Work instructions.
Below are the records. Retype, exactly, the lines from the first through the line with "(593,269) -- (605,269);", and leave out the pictures.
BEGIN Data shown
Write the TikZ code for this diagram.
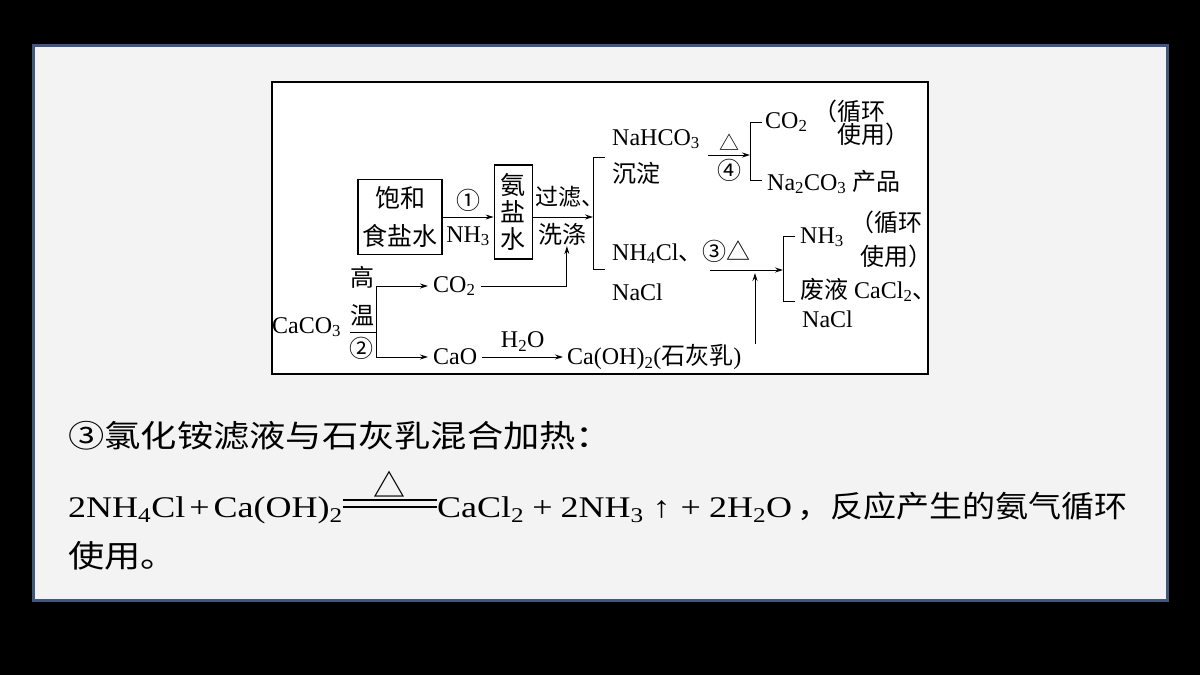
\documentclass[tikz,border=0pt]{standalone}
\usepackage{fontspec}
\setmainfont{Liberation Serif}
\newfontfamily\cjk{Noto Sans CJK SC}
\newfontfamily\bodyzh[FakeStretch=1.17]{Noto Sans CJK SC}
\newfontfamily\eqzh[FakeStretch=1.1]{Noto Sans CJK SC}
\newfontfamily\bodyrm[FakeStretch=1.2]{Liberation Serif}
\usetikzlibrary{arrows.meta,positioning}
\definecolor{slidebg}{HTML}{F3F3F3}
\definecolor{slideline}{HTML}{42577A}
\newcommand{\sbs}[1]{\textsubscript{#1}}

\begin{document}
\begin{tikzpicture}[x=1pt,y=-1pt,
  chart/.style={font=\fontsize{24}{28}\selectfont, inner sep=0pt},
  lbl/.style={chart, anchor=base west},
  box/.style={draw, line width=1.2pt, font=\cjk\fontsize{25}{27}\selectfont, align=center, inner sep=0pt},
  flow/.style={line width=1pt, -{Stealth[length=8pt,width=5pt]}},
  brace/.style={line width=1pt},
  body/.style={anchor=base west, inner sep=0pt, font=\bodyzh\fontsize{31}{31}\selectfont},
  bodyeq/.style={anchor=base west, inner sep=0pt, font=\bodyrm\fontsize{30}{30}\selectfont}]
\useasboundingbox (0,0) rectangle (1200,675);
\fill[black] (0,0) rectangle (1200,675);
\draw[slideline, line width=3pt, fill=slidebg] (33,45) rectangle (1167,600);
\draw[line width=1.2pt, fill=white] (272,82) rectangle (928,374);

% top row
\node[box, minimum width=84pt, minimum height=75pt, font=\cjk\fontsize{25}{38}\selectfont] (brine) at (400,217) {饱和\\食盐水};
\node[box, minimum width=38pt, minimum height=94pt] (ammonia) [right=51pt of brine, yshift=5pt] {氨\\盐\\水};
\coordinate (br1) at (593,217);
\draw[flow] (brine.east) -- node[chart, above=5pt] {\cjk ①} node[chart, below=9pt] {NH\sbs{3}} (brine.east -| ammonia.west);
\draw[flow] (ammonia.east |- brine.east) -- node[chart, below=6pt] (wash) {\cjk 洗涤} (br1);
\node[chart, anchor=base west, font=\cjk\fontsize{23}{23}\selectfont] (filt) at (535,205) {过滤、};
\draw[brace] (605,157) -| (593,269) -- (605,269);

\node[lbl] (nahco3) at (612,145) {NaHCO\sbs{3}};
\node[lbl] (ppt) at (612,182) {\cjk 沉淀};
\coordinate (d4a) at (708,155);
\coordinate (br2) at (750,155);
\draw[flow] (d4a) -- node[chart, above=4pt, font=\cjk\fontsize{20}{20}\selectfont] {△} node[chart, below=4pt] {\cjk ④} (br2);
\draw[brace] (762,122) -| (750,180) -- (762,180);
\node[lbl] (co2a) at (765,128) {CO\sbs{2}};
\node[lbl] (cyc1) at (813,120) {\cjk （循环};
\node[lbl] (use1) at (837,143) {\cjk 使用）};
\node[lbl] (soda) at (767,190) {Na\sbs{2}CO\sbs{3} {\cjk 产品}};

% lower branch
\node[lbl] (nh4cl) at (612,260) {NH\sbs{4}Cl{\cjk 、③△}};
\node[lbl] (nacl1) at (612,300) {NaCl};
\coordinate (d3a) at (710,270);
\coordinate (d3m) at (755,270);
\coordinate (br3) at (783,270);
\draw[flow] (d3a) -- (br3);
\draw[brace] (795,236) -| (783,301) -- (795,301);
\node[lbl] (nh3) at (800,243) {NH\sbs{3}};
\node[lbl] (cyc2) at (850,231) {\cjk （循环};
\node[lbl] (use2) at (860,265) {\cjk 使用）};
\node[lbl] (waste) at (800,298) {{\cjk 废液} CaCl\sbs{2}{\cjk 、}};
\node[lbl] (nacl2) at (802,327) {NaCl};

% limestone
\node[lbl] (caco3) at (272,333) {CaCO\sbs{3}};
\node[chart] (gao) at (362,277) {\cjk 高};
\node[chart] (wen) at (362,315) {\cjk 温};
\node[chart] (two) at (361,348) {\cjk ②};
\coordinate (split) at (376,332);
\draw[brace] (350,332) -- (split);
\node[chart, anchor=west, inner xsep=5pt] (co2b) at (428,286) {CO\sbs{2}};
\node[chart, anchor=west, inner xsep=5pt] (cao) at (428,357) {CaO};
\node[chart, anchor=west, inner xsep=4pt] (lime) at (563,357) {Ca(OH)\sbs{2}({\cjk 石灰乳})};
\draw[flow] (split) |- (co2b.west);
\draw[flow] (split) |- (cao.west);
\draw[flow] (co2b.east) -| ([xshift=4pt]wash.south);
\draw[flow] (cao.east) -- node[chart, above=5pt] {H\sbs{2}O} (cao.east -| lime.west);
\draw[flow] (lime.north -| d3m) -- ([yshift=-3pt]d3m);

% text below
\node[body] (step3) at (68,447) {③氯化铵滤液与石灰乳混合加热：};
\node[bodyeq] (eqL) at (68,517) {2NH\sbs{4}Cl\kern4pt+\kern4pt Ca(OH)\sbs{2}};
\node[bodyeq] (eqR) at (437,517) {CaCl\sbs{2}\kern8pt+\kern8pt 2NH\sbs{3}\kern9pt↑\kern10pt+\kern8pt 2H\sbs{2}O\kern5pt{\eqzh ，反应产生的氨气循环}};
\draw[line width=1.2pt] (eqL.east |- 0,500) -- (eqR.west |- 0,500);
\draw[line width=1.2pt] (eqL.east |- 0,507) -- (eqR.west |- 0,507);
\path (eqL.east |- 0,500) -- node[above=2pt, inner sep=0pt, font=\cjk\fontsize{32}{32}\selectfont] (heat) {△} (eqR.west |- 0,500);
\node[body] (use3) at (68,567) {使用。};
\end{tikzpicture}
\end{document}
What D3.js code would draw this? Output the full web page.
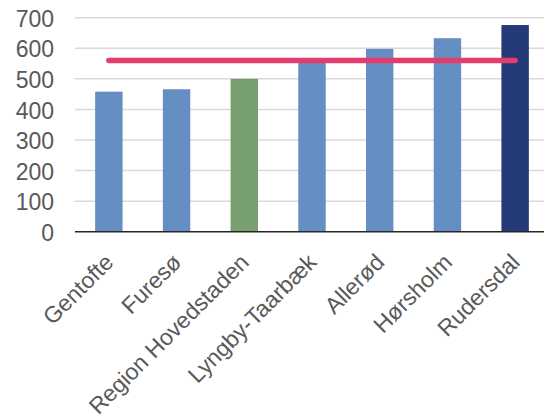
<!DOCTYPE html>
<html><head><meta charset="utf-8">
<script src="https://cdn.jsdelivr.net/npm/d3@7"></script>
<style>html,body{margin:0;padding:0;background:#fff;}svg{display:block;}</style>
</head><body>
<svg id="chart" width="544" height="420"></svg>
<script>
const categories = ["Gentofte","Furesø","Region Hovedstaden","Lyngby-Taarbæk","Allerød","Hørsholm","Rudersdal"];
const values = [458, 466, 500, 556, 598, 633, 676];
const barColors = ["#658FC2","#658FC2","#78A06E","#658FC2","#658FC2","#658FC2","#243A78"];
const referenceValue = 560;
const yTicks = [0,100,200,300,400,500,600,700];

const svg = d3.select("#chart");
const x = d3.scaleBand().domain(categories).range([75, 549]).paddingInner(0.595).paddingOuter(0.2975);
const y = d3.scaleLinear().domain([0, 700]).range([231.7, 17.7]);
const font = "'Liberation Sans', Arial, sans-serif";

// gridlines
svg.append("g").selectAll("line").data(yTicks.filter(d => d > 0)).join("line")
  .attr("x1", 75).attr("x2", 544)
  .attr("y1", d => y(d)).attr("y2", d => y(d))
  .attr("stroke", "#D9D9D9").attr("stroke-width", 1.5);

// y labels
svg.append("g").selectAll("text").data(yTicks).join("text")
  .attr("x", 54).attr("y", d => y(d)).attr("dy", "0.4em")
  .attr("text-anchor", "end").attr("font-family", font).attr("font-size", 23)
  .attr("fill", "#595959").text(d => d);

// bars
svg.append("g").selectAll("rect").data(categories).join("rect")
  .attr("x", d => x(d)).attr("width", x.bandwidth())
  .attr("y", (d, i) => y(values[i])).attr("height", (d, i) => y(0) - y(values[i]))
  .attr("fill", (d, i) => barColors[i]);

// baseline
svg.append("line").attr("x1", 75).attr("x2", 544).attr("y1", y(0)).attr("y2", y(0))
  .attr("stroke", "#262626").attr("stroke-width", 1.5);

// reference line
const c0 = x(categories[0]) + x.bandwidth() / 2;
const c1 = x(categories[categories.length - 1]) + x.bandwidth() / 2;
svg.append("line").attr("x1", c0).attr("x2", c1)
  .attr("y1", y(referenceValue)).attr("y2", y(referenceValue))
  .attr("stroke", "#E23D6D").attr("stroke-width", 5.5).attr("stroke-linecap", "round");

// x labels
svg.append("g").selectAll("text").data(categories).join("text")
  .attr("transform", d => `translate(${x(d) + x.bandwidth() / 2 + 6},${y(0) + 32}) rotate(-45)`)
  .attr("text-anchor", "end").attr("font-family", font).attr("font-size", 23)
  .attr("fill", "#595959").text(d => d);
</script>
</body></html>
END Data shown
Task output.
Write the TikZ code for this diagram.
\documentclass[tikz,border=0pt]{standalone}
\usepackage{fontspec}
\setmainfont{Liberation Serif}
\newfontfamily\cjk{Noto Sans CJK SC}
\newfontfamily\bodyzh[FakeStretch=1.17]{Noto Sans CJK SC}
\newfontfamily\eqzh[FakeStretch=1.1]{Noto Sans CJK SC}
\newfontfamily\bodyrm[FakeStretch=1.2]{Liberation Serif}
\usetikzlibrary{arrows.meta,positioning}
\definecolor{slidebg}{HTML}{F3F3F3}
\definecolor{slideline}{HTML}{42577A}
\newcommand{\sbs}[1]{\textsubscript{#1}}

\begin{document}
\begin{tikzpicture}[x=1pt,y=-1pt,
  chart/.style={font=\fontsize{24}{28}\selectfont, inner sep=0pt},
  lbl/.style={chart, anchor=base west},
  box/.style={draw, line width=1.2pt, font=\cjk\fontsize{25}{27}\selectfont, align=center, inner sep=0pt},
  flow/.style={line width=1pt, -{Stealth[length=8pt,width=5pt]}},
  brace/.style={line width=1pt},
  body/.style={anchor=base west, inner sep=0pt, font=\bodyzh\fontsize{31}{31}\selectfont},
  bodyeq/.style={anchor=base west, inner sep=0pt, font=\bodyrm\fontsize{30}{30}\selectfont}]
\useasboundingbox (0,0) rectangle (1200,675);
\fill[black] (0,0) rectangle (1200,675);
\draw[slideline, line width=3pt, fill=slidebg] (33,45) rectangle (1167,600);
\draw[line width=1.2pt, fill=white] (272,82) rectangle (928,374);

% top row
\node[box, minimum width=84pt, minimum height=75pt, font=\cjk\fontsize{25}{38}\selectfont] (brine) at (400,217) {饱和\\食盐水};
\node[box, minimum width=38pt, minimum height=94pt] (ammonia) [right=51pt of brine, yshift=5pt] {氨\\盐\\水};
\coordinate (br1) at (593,217);
\draw[flow] (brine.east) -- node[chart, above=5pt] {\cjk ①} node[chart, below=9pt] {NH\sbs{3}} (brine.east -| ammonia.west);
\draw[flow] (ammonia.east |- brine.east) -- node[chart, below=6pt] (wash) {\cjk 洗涤} (br1);
\node[chart, anchor=base west, font=\cjk\fontsize{23}{23}\selectfont] (filt) at (535,205) {过滤、};
\draw[brace] (605,157) -| (593,269) -- (605,269);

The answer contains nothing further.